Is Michelle Obama inadvertently teaching her daughters to overeat?
That’s the question I raised in my Psychology Today post last week.
I was writing in response to a New York Times article, Obama Girls’ Role: Not to Speak, but to Be Spoken Of, in which it was reported that Mrs. Obama has quite a list of household rules including this one:
The girls have to eat their vegetables, and if they say that they are not hungry, they cannot ask for cookies or chips later. “If you’re full, you’re full,” Mrs. Obama said in an interview with Ladies’ Home Journal. “I don’t want to see you in the kitchen after that.”
Let me be clear, I love Michelle Obama, and I’m not trying to criticize her parenting. Rather, I think she’s made the same kind of mistake lots of parents inadvertently make: Pitting vegetables against dessert and inadvertently teaching kids to overeat.
No one wants their kids “gaming” the system.
It’s infuriating that kids who are full when confronted with a pile of peas can be hungry when dessert rolls around, but I think there are at least 3 flaws in the strategy Mrs. Obama is using:
- Sometimes kids are genuinely full at the end of the meal and hungry a little while later. Kids shouldn’t be taught to overeat just to prevent this possibility.
- Kids shouldn’t be taught to be completely full before they get to dessert. Instead we should teach them to save room for dessert.
- If the only way kids can get out of eating the foods they don’t want to eat is to say they’re full, then we shouldn’t be surprised when they use the system they’ve been taught. However, the real danger isn’t that kids learn to lie to their parents about how hungry or full they are. The real danger is that, in time, kids end up lying to themselves. Becoming disconnected from their own hunger/satiation cues puts kids at risk for a lifetime of overeating.
Read my full post.
Here are three more things I would tell Mrs. Obama, and anyone else who is interested.
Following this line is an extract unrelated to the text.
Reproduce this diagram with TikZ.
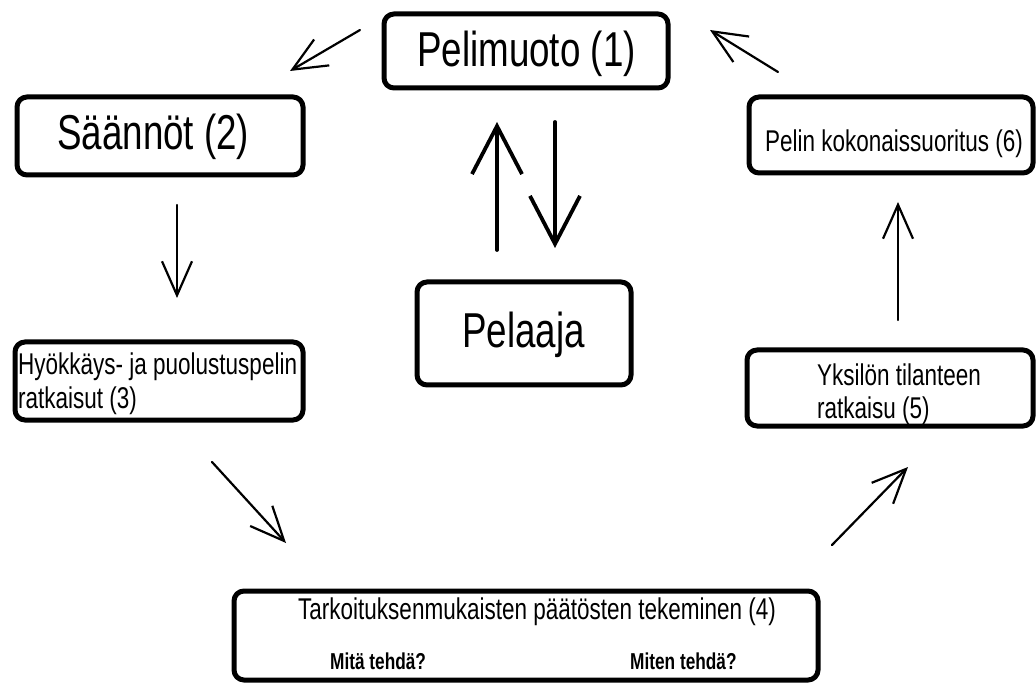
\documentclass[tikz,border=0pt]{standalone}
\usepackage{fontspec}
\usetikzlibrary{arrows.meta}
\newfontfamily\diagfont[FakeStretch=0.75]{Liberation Sans}
\begin{document}
\begin{tikzpicture}[x=1pt,y=-1pt,
  box/.style={draw, line width=5pt, rounded corners=10pt, inner sep=0pt},
  lbl/.style={inner sep=0pt, anchor=base west},
  big/.style={font=\fontsize{49}{55}\selectfont\diagfont},
  mid/.style={font=\fontsize{30}{33}\selectfont\diagfont},
  small/.style={font=\fontsize{23}{26}\selectfont\diagfont\bfseries},
  thinarrow/.style={line width=2.2pt, line cap=round, -{Straight Barb[length=34pt,width=30pt]}},
  thickarrow/.style={line width=3.8pt, line cap=round, -{Straight Barb[length=48pt,width=50pt]}}]

% canvas
\fill[white] (0,0) rectangle (1036,684);
\useasboundingbox (0,0) rectangle (1036,684);

% boxes
\node[box, minimum width=284pt, minimum height=74pt]  (pm) at (526,51)    {};
\node[box, minimum width=286pt, minimum height=78pt]  (sa) at (160,136)   {};
\node[box, minimum width=288pt, minimum height=78pt]  (hy) at (159,381)   {};
\node[box, minimum width=284pt, minimum height=76pt]  (pe) at (891,135)   {};
\node[box, minimum width=286pt, minimum height=76pt]  (yk) at (890,388)   {};
\node[box, minimum width=214pt, minimum height=103pt] (pl) at (524,333.5) {};
\node[box, minimum width=584pt, minimum height=89pt]  (tk) at (526,635.5) {};

% labels (two-line labels are anchored on their last baseline)
\node[lbl, big] (pmText) at (417,67)  {Pelimuoto (1)};
\node[lbl, big] (saText) at (57,150)  {Säännöt (2)};
\node[lbl, big] (plText) at (462,348) {Pelaaja};
\node[lbl, mid] (peText) at (765,152) {Pelin kokonaissuoritus (6)};
\node[lbl, mid, align=left] (hyText) at (18,408)  {Hyökkäys- ja puolustuspelin\\ratkaisut (3)};
\node[lbl, mid, align=left] (ykText) at (817,418) {Yksilön tilanteen\\ratkaisu (5)};
\node[lbl, mid] (tkText) at (298,619) {Tarkoituksenmukaisten päätösten tekeminen (4)};
\node[lbl, small] (mitaText)  at (330,669) {Mitä tehdä?};
\node[lbl, small] (mitenText) at (630,669) {Miten tehdä?};

% arrow end points
\coordinate (pmOut)  at (360,30);  \coordinate (saIn)   at (290,71);
\coordinate (saOut)  at (177,205); \coordinate (hyIn)   at (177,298);
\coordinate (hyOut)  at (212,462); \coordinate (tkIn)   at (286,543);
\coordinate (tkOut)  at (832,545); \coordinate (ykIn)   at (908,467);
\coordinate (ykOut)  at (898,320); \coordinate (peIn)   at (898,202);
\coordinate (peOut)  at (778,72);  \coordinate (pmIn)   at (710,30);
\coordinate (plUp)   at (497,250); \coordinate (pmDown) at (497,122);
\coordinate (pmOut2) at (555,122); \coordinate (plIn)   at (555,248);

% cycle arrows
\draw[thinarrow] (pmOut) -- (saIn);
\draw[thinarrow] (saOut) -- (hyIn);
\draw[thinarrow] (hyOut) -- (tkIn);
\draw[thinarrow] (tkOut) -- (ykIn);
\draw[thinarrow] (ykOut) -- (peIn);
\draw[thinarrow] (peOut) -- (pmIn);

% player <-> game form
\draw[thickarrow] (plUp) -- (pmDown);
\draw[thickarrow] (pmOut2) -- (plIn);
\end{tikzpicture}
\end{document}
If you’ve got a kid who is “gaming” the system…
- The way to get kids (especially young ones) to eat enough food at meals is to structure meals and snacks around eating “zones” so there are times for eating and times for not eating. Then, be more flexible with snack times while kids are learning how much they need to eat if they’ve genuinely made a mistake (but never serve snacks on demand), and be less flexible when you think your kids are “playing” you. “Greenbeans? Yuk. I’m full.”
- Consider neutralizing dessert by serving it with the meal, or by allowing kids to eat their desserts and then to return to the main meal if they decide they’re still hungry. Think portion size when thinking about dessert. Also, consider making dessert useful. Read Dishing Up Dessert.
- Encourage vegetable consumption by making the vegetables worth eating (i.e. make them taste good, not bland and boring), and by serving vegetables more frequently (instead of saving them for dinner). Then, consider teaching your kids a technique I call One-One. Here’s how to do it.
There are habits more important than veggie-eating.
Don’t sacrifice how your kids eat in an effort to influence what they eat. It’s a strategy that won’t work in the longrun. And, that’s what we’re really after—a lifetime of healthy eating.